-------- INFORMATION SUPPLIED

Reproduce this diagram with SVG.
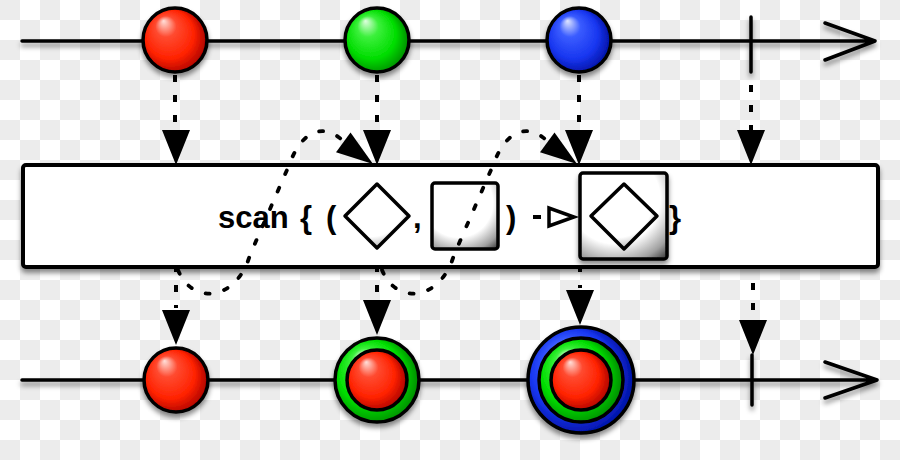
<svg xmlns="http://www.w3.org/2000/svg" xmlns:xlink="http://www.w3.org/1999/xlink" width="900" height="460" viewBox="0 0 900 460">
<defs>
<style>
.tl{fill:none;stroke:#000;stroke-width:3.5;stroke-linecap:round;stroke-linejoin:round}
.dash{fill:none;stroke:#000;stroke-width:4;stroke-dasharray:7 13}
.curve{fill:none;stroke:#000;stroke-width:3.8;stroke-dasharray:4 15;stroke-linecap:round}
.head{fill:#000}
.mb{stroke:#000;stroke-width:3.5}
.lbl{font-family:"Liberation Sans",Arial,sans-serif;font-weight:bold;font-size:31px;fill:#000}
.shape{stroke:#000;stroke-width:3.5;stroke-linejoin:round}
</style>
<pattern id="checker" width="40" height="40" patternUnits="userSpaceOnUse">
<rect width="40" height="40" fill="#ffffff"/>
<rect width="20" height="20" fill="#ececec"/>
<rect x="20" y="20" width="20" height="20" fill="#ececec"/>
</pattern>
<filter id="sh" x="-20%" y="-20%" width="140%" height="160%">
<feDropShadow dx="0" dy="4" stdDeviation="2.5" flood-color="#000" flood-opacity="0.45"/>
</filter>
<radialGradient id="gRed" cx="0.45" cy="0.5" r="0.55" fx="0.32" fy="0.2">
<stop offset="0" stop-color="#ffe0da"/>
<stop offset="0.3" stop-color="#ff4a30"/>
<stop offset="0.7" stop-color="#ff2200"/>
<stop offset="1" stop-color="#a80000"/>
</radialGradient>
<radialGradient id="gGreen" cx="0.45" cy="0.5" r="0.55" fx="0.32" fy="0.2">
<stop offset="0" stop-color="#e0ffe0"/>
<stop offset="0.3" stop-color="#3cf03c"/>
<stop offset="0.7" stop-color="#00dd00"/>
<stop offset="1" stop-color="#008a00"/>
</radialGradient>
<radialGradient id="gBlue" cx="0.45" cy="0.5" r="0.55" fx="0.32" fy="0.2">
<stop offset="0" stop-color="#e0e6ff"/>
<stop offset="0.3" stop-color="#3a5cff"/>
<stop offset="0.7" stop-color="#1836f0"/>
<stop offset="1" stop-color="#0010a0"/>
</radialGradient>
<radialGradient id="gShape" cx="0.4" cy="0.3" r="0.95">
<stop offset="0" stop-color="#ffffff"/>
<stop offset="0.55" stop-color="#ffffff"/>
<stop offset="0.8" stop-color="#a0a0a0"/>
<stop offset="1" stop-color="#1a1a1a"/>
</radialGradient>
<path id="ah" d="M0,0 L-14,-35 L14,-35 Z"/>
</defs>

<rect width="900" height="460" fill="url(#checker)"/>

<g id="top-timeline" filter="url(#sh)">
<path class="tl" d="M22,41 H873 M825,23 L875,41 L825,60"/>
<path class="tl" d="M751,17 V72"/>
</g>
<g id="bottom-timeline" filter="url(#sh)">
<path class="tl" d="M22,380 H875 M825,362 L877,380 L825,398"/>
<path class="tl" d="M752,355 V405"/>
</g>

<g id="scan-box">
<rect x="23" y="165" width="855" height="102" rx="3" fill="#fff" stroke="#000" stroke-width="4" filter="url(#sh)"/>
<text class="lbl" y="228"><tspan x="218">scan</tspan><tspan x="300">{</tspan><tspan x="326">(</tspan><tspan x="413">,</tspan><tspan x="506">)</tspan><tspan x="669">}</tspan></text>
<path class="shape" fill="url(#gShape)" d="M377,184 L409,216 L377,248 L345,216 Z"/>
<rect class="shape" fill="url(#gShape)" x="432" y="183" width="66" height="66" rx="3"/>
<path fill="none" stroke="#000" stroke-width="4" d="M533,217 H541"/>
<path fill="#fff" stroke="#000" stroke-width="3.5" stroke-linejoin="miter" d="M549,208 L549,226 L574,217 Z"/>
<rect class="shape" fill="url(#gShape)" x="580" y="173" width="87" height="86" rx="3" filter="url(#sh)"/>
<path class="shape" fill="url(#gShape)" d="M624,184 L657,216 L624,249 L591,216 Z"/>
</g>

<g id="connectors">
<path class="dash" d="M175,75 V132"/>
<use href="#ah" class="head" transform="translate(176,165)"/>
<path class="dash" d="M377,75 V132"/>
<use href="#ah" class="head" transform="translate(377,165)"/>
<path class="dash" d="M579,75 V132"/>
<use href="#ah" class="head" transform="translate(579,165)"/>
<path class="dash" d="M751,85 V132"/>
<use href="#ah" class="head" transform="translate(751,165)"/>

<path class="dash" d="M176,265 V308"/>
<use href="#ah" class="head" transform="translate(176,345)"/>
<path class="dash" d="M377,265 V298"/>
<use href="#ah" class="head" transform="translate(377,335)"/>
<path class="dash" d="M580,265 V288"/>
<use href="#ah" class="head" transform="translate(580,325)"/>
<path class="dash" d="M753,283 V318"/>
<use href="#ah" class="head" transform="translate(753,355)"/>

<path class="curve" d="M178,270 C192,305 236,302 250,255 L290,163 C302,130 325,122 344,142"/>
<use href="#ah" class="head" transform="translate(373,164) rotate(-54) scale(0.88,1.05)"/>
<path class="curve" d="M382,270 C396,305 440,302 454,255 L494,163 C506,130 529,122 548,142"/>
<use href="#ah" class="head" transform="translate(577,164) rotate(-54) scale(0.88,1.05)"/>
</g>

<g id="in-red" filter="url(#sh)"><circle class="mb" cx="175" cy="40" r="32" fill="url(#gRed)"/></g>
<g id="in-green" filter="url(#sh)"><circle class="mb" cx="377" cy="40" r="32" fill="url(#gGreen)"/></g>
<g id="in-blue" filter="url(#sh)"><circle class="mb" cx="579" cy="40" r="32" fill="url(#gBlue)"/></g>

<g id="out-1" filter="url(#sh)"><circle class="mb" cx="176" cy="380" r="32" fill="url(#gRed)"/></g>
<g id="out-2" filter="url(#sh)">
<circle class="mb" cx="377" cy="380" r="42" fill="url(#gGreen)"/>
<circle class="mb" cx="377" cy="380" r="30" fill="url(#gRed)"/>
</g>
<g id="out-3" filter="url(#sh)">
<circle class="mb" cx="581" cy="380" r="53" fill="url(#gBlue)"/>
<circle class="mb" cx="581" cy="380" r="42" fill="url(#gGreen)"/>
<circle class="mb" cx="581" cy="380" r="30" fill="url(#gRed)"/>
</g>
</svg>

----------------
-------- INFORMATION SUPPLIED

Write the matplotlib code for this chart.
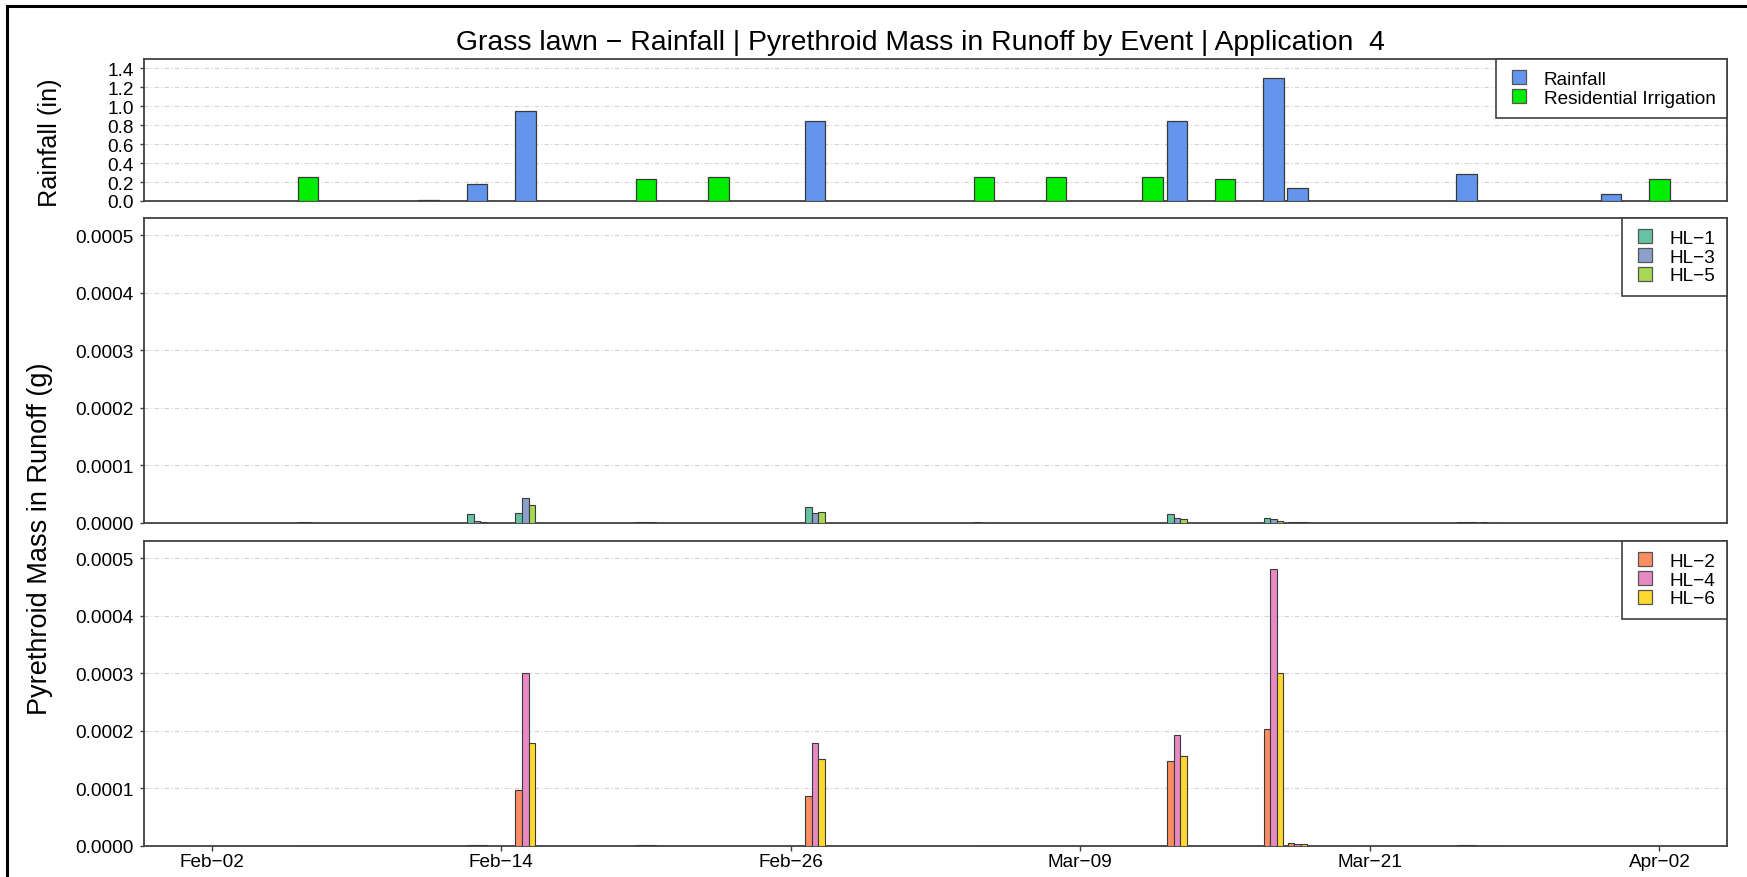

----------------
-------- INFORMATION SUPPLIED

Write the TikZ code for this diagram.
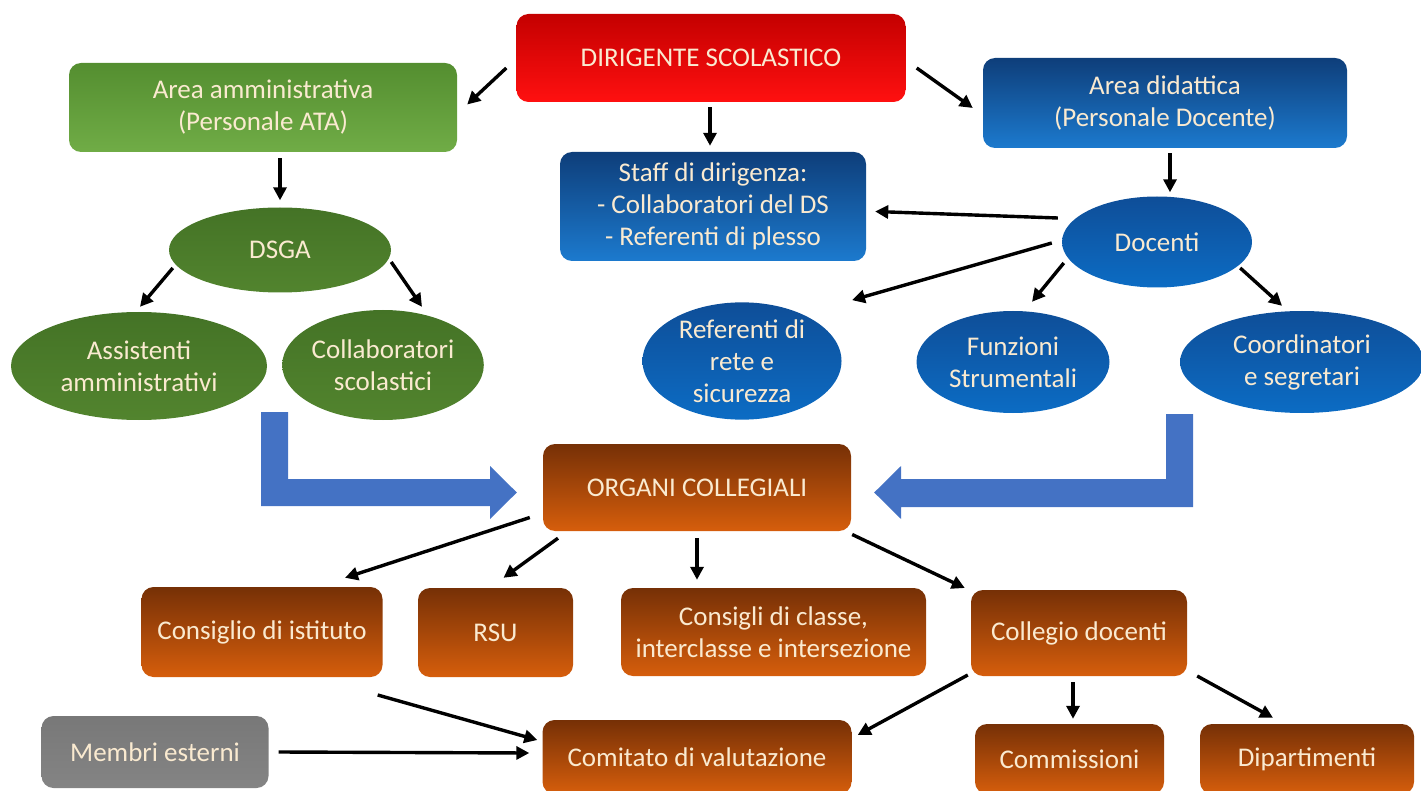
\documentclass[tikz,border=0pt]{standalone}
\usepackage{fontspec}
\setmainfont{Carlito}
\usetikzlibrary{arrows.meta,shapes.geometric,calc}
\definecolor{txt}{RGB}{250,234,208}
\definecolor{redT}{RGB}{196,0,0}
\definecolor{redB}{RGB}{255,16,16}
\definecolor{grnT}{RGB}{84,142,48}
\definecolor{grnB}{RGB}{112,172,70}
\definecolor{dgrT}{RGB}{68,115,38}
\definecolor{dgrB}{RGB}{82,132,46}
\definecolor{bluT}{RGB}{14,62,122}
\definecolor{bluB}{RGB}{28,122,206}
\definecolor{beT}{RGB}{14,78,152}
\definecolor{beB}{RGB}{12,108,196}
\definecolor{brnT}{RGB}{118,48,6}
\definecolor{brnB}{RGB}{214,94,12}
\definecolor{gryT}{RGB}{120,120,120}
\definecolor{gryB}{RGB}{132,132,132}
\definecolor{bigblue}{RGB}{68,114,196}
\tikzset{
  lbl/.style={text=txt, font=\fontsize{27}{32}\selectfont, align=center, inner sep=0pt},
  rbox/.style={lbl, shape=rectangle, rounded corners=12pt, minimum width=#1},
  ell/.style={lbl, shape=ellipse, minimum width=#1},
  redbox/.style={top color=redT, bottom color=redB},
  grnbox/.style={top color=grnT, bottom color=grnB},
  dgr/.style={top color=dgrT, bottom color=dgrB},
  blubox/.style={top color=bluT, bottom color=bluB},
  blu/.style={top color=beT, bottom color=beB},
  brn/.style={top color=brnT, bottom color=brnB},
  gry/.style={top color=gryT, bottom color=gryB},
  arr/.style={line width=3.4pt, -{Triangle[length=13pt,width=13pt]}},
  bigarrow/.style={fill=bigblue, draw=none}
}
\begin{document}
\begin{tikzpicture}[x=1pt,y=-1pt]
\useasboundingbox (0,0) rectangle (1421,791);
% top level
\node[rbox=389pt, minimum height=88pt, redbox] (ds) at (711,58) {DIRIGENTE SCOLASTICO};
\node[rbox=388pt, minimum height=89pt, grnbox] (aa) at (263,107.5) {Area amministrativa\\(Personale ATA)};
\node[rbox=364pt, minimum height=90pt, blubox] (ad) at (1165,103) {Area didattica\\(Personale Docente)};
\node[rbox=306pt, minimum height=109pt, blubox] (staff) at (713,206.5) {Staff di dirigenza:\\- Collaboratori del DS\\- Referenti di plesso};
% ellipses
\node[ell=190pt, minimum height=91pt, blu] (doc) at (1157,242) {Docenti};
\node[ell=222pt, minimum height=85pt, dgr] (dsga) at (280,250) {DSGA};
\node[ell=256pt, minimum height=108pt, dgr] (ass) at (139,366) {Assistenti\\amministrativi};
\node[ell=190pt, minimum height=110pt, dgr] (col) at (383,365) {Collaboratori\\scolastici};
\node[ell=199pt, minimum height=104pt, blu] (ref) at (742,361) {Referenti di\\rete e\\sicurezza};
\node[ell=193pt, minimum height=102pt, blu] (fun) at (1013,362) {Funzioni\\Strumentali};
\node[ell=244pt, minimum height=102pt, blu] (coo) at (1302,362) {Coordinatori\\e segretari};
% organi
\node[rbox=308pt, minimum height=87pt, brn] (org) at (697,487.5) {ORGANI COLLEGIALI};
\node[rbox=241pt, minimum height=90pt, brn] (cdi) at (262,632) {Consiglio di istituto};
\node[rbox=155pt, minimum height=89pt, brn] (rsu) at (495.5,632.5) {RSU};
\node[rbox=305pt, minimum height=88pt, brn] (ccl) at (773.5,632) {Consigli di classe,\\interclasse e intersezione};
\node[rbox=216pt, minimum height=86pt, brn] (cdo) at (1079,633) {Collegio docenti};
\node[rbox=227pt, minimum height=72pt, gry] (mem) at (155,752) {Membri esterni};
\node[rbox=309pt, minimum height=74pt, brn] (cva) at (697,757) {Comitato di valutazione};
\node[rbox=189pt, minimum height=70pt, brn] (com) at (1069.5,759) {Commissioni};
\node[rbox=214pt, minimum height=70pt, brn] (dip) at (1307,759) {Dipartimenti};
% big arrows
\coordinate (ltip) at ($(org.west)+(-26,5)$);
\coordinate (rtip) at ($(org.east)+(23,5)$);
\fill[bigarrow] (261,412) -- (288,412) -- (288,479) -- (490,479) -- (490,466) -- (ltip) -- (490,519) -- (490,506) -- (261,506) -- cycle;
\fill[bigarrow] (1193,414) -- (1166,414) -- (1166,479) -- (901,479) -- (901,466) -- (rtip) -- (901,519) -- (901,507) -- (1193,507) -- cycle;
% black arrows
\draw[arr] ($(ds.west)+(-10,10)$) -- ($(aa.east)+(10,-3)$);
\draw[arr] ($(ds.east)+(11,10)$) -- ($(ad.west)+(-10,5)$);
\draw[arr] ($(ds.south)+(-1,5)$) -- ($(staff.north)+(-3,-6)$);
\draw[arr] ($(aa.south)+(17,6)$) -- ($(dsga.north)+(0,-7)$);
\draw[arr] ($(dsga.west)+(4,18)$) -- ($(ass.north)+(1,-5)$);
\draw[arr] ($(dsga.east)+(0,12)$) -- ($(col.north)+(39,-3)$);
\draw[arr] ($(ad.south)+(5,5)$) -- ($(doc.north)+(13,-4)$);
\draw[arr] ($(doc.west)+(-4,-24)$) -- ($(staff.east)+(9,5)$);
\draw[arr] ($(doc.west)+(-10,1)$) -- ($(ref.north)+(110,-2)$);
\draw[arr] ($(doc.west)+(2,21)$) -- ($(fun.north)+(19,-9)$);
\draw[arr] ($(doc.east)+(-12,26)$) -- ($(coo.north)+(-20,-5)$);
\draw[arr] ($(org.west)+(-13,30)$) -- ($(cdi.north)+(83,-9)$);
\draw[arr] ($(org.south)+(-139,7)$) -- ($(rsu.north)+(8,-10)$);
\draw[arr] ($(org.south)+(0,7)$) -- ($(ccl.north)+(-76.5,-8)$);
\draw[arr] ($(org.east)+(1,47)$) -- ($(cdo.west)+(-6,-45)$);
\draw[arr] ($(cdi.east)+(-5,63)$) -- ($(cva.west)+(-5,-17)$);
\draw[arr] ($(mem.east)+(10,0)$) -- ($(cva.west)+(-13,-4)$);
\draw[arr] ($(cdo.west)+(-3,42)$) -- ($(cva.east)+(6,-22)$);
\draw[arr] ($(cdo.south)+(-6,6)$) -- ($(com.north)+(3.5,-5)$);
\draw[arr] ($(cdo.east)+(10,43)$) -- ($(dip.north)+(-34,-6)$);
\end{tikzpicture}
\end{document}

----------------

■ **PROBLEM**
Copy every line of the material in which the word "diagram" occurs.

■ **FULL RESPONSE**
Reproduce this diagram with SVG.
Write the TikZ code for this diagram.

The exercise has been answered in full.